Jon charts the northern expanses of Kepler 452b, a realm of storms and hailstones
The remarkable super-Earth Kepler 452b is serving up an enduring array of spectacle and fascination. The areas I explored on my previous two stops were rather balmy, warm and humid. This time, refreshed after a Keplerian Christmas, I’ve steered the Perihelion about 6,500km north, where the extraordinary cloud formations have similarities to those on Earth, but Kepler 452b’s greater gravity fashions them into darkly brooding slate-grey clumps.
The atmosphere appears very rich and thick in composition: the stronger gravity draws this dense atmosphere downward in a potent concentration close to the planet’s surface. It looks like I’m about to witness a particularly violent example of the weather that an atmosphere of this scale and density can create.
Looming in the distance, around 10km away, a tempestuous alien storm is brewing. We’re familiar with Earth’s cyclones and twisters, but this storm looks like an endless torrent of molten lead stretching from ground to sky. From this storm zone comes a thunderous sound, like 10,000 iron skips full of nautical chains crashing down onto granite. The deep rumble resonates in a powerfully unsettling manner, almost bringing about a sense of nausea; I’m grateful to be observing this deeply angry alien weather phenomena from a safe distance.
A series of low and broad tree-like growths cover a wide expanse in front of the storm zone. They’re squat and sturdy, lustrous green conical structures extending upwards that appear to be for capturing moisture. They’re reminiscent of some plant species we might see on isolated islands such as Madagascar or the Galapagos.

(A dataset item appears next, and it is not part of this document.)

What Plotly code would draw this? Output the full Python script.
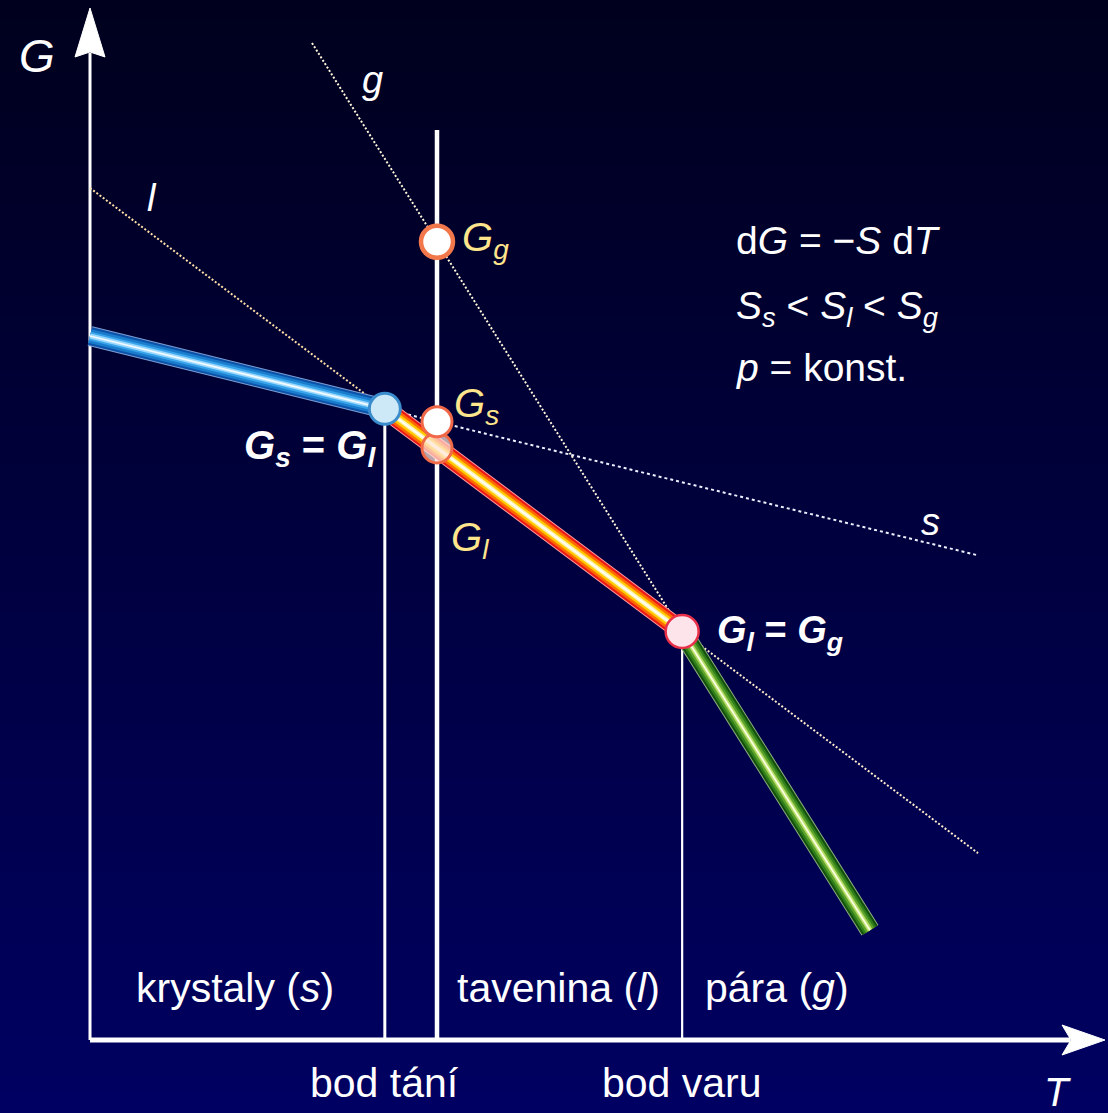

At this distance the fierce weather whips up a violent alien hailstorm. The dense atmosphere and powerful gravity fashions a downpour of hail as ferocious as an attacking Roman army. Boulders of frozen matter the size of basketballs – Cometettes I’ll name them – come hammering down. The metal shield and helmet of even the fiercest legionnaire would be scant defence against a bombardment like this.
After three hours or so, the storm gives way to calmness and the chance to observe the setting of the parent star. The density and vast quantity of atmosphere on this world, 60 per cent larger than Earth, creates the most glorious orchestra of refractions that even Instagram would fail to imitate. Deepest maroon, racing greens and shimmering lilac and orange tones beam in all directions across the sky.
Glancing at the Perihelion’s Universe clock, I see Earth’s readings presently register ‘January 2016’. As the star sets beyond this rich atmosphere it takes on the warm copper hue of a generous measure of single malt. Allow me to raise a glass to you in these early days of 2016. Wishing you Godspeed and clear skies throughout this New Year.